◆ Description of the task ◆
Determine how many lines include the word "matplotlib", then give that number and nothing more.

◆ Data section ◆
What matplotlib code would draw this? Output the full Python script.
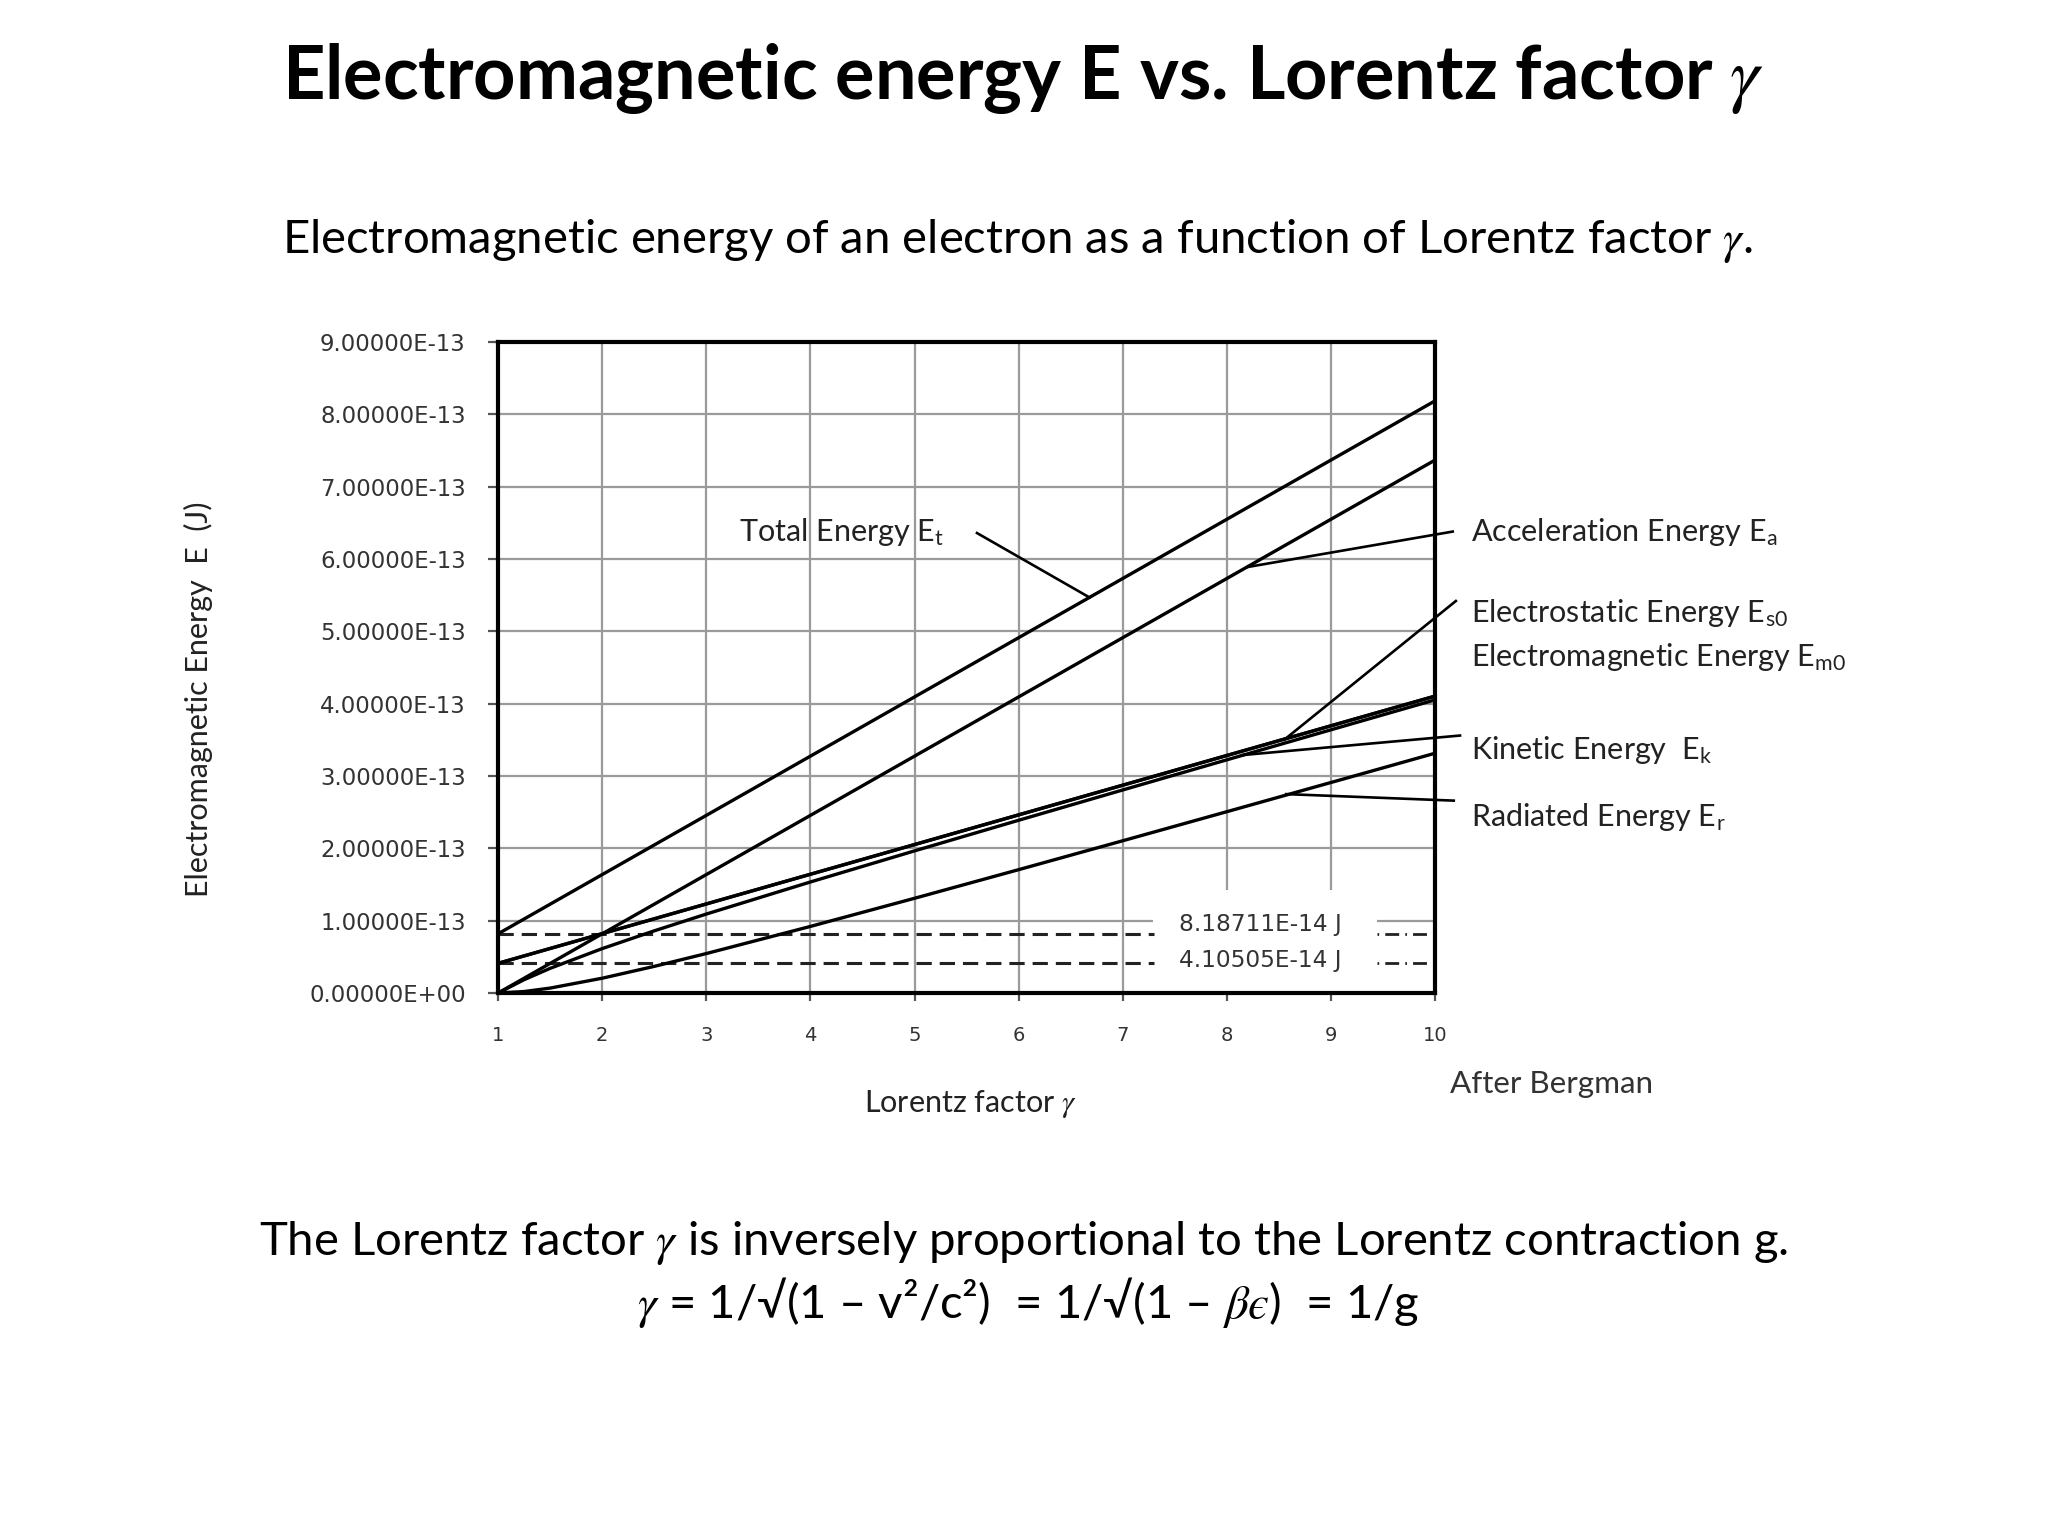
import matplotlib
matplotlib.use("Agg")
import numpy as np
import matplotlib.pyplot as plt
from matplotlib.patches import Rectangle
from matplotlib.ticker import FuncFormatter

plt.rcParams['mathtext.fontset'] = 'custom'
plt.rcParams['mathtext.rm'] = 'Lato'
plt.rcParams['mathtext.it'] = 'STIXGeneral:italic'
plt.rcParams['mathtext.bf'] = 'Lato:bold'
plt.rcParams['mathtext.fallback'] = 'stix'
plt.rcParams['font.family'] = ['Lato', 'DejaVu Sans']

UNIT = 1e-13  # values below are in units of 1e-13 J

# ---- data ----
gamma = [1, 2, 3, 4, 5, 6, 7, 8, 9, 10]
total_energy = [0.8187, 1.6374, 2.4561, 3.2748, 4.0936, 4.9123, 5.7310, 6.5497, 7.3684, 8.1871]
acceleration_energy = [0.0, 0.8187, 1.6374, 2.4561, 3.2748, 4.0936, 4.9123, 5.7310, 6.5497, 7.3684]
electrostatic_energy = [0.4105, 0.8210, 1.2315, 1.6420, 2.0525, 2.4630, 2.8735, 3.2840, 3.6945, 4.1050]
electromagnetic_energy = [0.4105, 0.8210, 1.2315, 1.6420, 2.0525, 2.4630, 2.8735, 3.2840, 3.6945, 4.1050]

gamma_fine = [1, 1.25, 1.5, 2, 2.5, 3, 4, 5, 6, 7, 8, 9, 10]
kinetic_energy = [0.0, 0.1842, 0.3412, 0.6141, 0.8597, 1.0917, 1.5353, 1.9651, 2.3882, 2.8073, 3.2240, 3.6391, 4.0531]
radiated_energy = [0.0, 0.0205, 0.0682, 0.2046, 0.3684, 0.5457, 0.9208, 1.3097, 1.7054, 2.1050, 2.5070, 2.9106, 3.3153]

rest_energy_levels = [0.818711, 0.410505]
rest_energy_labels = ["8.18711E-14 J", "4.10505E-14 J"]

x_ticks = [1, 2, 3, 4, 5, 6, 7, 8, 9, 10]
y_ticks = [0, 1, 2, 3, 4, 5, 6, 7, 8, 9]

def J(v):
    return np.asarray(v, dtype=float) * UNIT

fig = plt.figure(figsize=(10.24, 7.68), dpi=200)
fig.patch.set_facecolor('white')
ax = fig.add_axes([0.2432, 0.3535, 0.4575, 0.4238])

LW = 1.2
for yv in (total_energy, acceleration_energy, electrostatic_energy, electromagnetic_energy):
    ax.plot(gamma, J(yv), color='black', lw=LW, zorder=5, solid_capstyle='butt')
ax.plot(gamma_fine, J(kinetic_energy), color='black', lw=LW, zorder=5)
ax.plot(gamma_fine, J(radiated_energy), color='black', lw=LW, zorder=5)

# rest energy reference lines
for lvl in rest_energy_levels:
    ax.plot([1, 7.3], [lvl * UNIT] * 2, color='#222222', lw=1.1, ls=(0, (5, 2.6)), zorder=3)
    ax.plot([9.44, 10], [lvl * UNIT] * 2, color='#222222', lw=1.0, ls=(0, (0.6, 2.2, 5, 2.2)), zorder=3)

# white box behind the reference labels
ax.add_patch(Rectangle((7.29, 0), 2.15, 1.42 * UNIT, facecolor='white', edgecolor='none', zorder=2))
label_y = [0.95, 0.45]
for ly, lab in zip(label_y, rest_energy_labels):
    ax.text(7.54, ly * UNIT, lab, fontsize=8.4, family='DejaVu Sans', color='#333333',
            va='center', ha='left', zorder=6)

ax.set_xlim(1, 10)
ax.set_ylim(0, 9 * UNIT)
ax.set_xticks(x_ticks)
ax.set_yticks([v * UNIT for v in y_ticks])
ax.yaxis.set_major_formatter(FuncFormatter(lambda v, p: f"{v:.5E}"))
ax.grid(True, color='#9a9a9a', lw=0.8, zorder=1)
ax.set_axisbelow(True)
for s in ax.spines.values():
    s.set_linewidth(1.5)
    s.set_color('black')
    s.set_zorder(7)
ax.tick_params(axis='y', direction='out', length=3.6, width=0.8, color='#555555',
               pad=8, labelsize=8.2, labelcolor='#333333', labelfontfamily='DejaVu Sans')
ax.tick_params(axis='x', direction='out', length=3.0, width=0.8, color='#555555',
               pad=9, labelsize=7, labelcolor='#333333', labelfontfamily='DejaVu Sans')

# labels inside / beside the plot
lab_kw = dict(fontsize=11, color='#222222', va='center', ha='left', clip_on=False, zorder=8)
ax.text(3.31, 6.38 * UNIT, r"Total Energy E$_\mathrm{t}$", **lab_kw)
ax.text(10.35, 6.38 * UNIT, r"Acceleration Energy E$_\mathrm{a}$", **lab_kw)
ax.text(10.35, 5.26 * UNIT, r"Electrostatic Energy E$_\mathrm{s0}$", **lab_kw)
ax.text(10.35, 4.64 * UNIT, r"Electromagnetic Energy E$_\mathrm{m0}$", **lab_kw)
ax.text(10.35, 3.36 * UNIT, r"Kinetic Energy  E$_\mathrm{k}$", **lab_kw)
ax.text(10.35, 2.44 * UNIT, r"Radiated Energy E$_\mathrm{r}$", **lab_kw)

pointers = [
    ((5.60, 6.36), (6.68, 5.47)),
    ((10.17, 6.38), (8.20, 5.89)),
    ((10.20, 5.42), (8.55, 3.50)),
    ((10.24, 3.56), (8.15, 3.29)),
    ((10.18, 2.66), (8.57, 2.75)),
]
for (x0, y0), (x1, y1) in pointers:
    ax.plot([x0, x1], [y0 * UNIT, y1 * UNIT], color='black', lw=0.95, clip_on=False, zorder=8)

# axis titles and notes
fig.text(0.097, 0.545, "Electromagnetic Energy  E  (J)", rotation=90, fontsize=11,
         color='#222222', ha='center', va='center')
fig.text(0.474, 0.281, r"Lorentz factor $\gamma$", fontsize=11, color='#222222',
         ha='center', va='center')
fig.text(0.708, 0.294, "After Bergman", fontsize=11.3, color='#333333', ha='left', va='center')

# title / subtitle / footer
fig.text(0.4995, 0.949, r"Electromagnetic energy E vs. Lorentz factor $\gamma$", fontsize=26.6,
         fontweight='bold', color='black', ha='center', va='center')
fig.text(0.497, 0.843, r"Electromagnetic energy of an electron as a function of Lorentz factor $\gamma$.",
         fontsize=17, color='black', ha='center', va='center')
fig.text(0.5, 0.191, r"The Lorentz factor $\gamma$ is inversely proportional to the Lorentz contraction g.",
         fontsize=17, color='black', ha='center', va='center')
fig.text(0.502, 0.152, r"$\gamma$ = 1/√(1 – v²/c²)  = 1/√(1 – $\betaϵ$)  = 1/g",
         fontsize=17, color='black', ha='center', va='center')

fig.savefig("out.png", dpi=200, facecolor='white')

◆ The solution ◆
6